Purifying Shampoo: Investigating Shampoo's Heuristics by Decomposing its Preconditioner
This work addresses algorithmic complexity and lack of theoretical justification in optimization methods for neural networks, offering incremental improvements to Kronecker-factorization-based training.
The paper tackles the reliance of the Shampoo optimization algorithm on heuristics like learning rate grafting and stale preconditioning by decomposing its preconditioner, showing that correcting eigenvalues eliminates the need for grafting and proposing an adaptive criterion for eigenbasis updates to reduce error.
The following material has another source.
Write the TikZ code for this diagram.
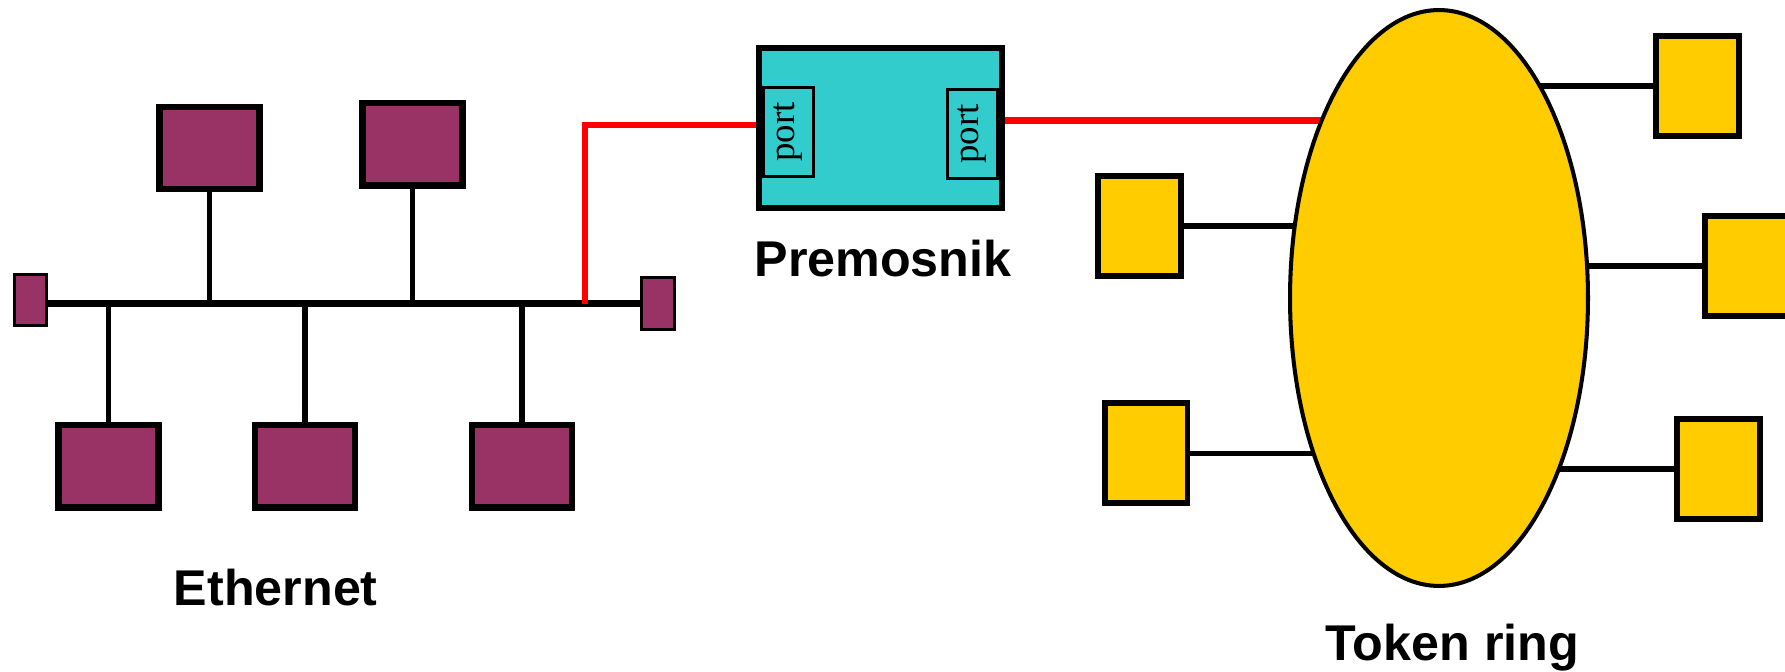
\documentclass[tikz,border=0pt]{standalone}
\usepackage{fontspec}
\usepackage{tikz}
\usetikzlibrary{positioning,shapes.geometric,backgrounds}
\newfontfamily\labelfont{Liberation Sans}
\newfontfamily\portfont{Liberation Serif}
\definecolor{ethfill}{HTML}{993366}
\definecolor{bridgefill}{HTML}{33CCCC}
\definecolor{ringfill}{HTML}{FFCC00}

\begin{document}
\begin{tikzpicture}[x=0.02cm, y=-0.02cm,
    station/.style={draw, line width=3.7pt, fill=ethfill, minimum width=2.0cm,
          minimum height=1.65cm, inner sep=0pt},
    ringstation/.style={draw, line width=3.4pt, fill=ringfill, minimum width=1.66cm,
          minimum height=2.0cm, inner sep=0pt},
    terminator/.style={draw, line width=1.9pt, fill=ethfill, minimum width=0.64cm,
          minimum height=1.02cm, inner sep=0pt},
    portbox/.style={draw, line width=1.2pt, rotate=90, minimum width=1.78cm,
          minimum height=1.0cm, inner sep=0pt, font=\portfont\fontsize{21}{24}\selectfont},
    stub/.style={line width=3pt},
    link/.style={red, line width=3.8pt},
    title/.style={font=\labelfont\bfseries\fontsize{28.6}{32}\selectfont, anchor=base,
          inner sep=0pt}]
    \useasboundingbox (0,0) rectangle (1785,672);

    \node[terminator] (termL) at (30.2,300) {};
    \node[terminator, minimum width=0.66cm, minimum height=1.04cm] (termR) at (658,303.5) {};
    \draw[line width=4.2pt] (termL.east |- termR.west) -- (termR.west);

    \node[station] (eth1) at (209.4,148) {};
    \node[station] (eth2) at (412.7,144.3) {};
    \node[station] (eth3) at (108.4,466.4) {};
    \node[station] (eth4) at (305,466.4) {};
    \node[station] (eth5) at (522,466.4) {};
    \node[title] (ethlabel) at (275.8,605) {Ethernet};

    \node[draw, line width=3.8pt, fill=bridgefill, minimum width=4.86cm, minimum height=3.2cm,
          inner sep=0pt] (bridge) at (880.5,128) {};
    \node[portbox] (portL) at (788.5,132) {port};
    \node[portbox] (portR) at (972.5,134) {port};
    \node[title] (bridgelabel) at (883,276.7) {Premosnik};

    \node[ellipse, draw, line width=2.3pt, fill=ringfill, minimum width=5.96cm,
          minimum height=11.52cm, inner sep=0pt] (ring) at (1439,298) {};
    \node[ringstation] (tr1) at (1697.5,86) {};
    \node[ringstation] (tr2) at (1746,266) {};
    \node[ringstation] (tr3) at (1139.5,226) {};
    \node[ringstation] (tr4) at (1146,453.3) {};
    \node[ringstation] (tr5) at (1718.5,469) {};
    \node[title] (ringlabel) at (1452.5,660) {Token ring};

    \coordinate (tap) at (585,303.5);
    \draw[link] (tap) |- ([yshift=0.06cm]bridge.west);

    \begin{scope}[on background layer]
      \foreach \s in {eth1,eth2,eth3,eth4,eth5}
        \draw[stub] (\s) -- (\s |- termR.west);
      \foreach \s in {tr1,tr2,tr3,tr4,tr5}
        \draw[stub] (\s) -- (\s -| ring.center);
      \draw[link] ([yshift=0.15cm]bridge.east) -- ([yshift=0.15cm]bridge.east -| ring.center);
    \end{scope}
  \end{tikzpicture}
\end{document}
The recent success of Shampoo in the AlgoPerf contest has sparked renewed interest in Kronecker-factorization-based optimization algorithms for training neural networks. Despite its success, Shampoo relies heavily on several heuristics such as learning rate grafting and stale preconditioning to achieve performance at-scale. These heuristics increase algorithmic complexity, necessitate further hyperparameter tuning, and lack theoretical justification. This paper investigates these heuristics from the angle of Frobenius norm approximation to full-matrix Adam and decouples the preconditioner's eigenvalues and eigenbasis updates. We show that grafting from Adam mitigates the staleness and mis-scaling of the preconditioner's eigenvalues and how correcting the eigenvalues directly eliminates the need for learning rate grafting. To manage the error induced by infrequent eigenbasis computations, we propose an adaptive criterion for determining the eigenbasis computation frequency motivated by terminating a warm-started QR algorithm. This criterion decouples the update frequency of different preconditioner matrices and enables us to investigate the impact of approximation error on convergence. These practical techniques offer a principled angle towards removing Shampoo's heuristics and developing improved Kronecker-factorization-based training algorithms.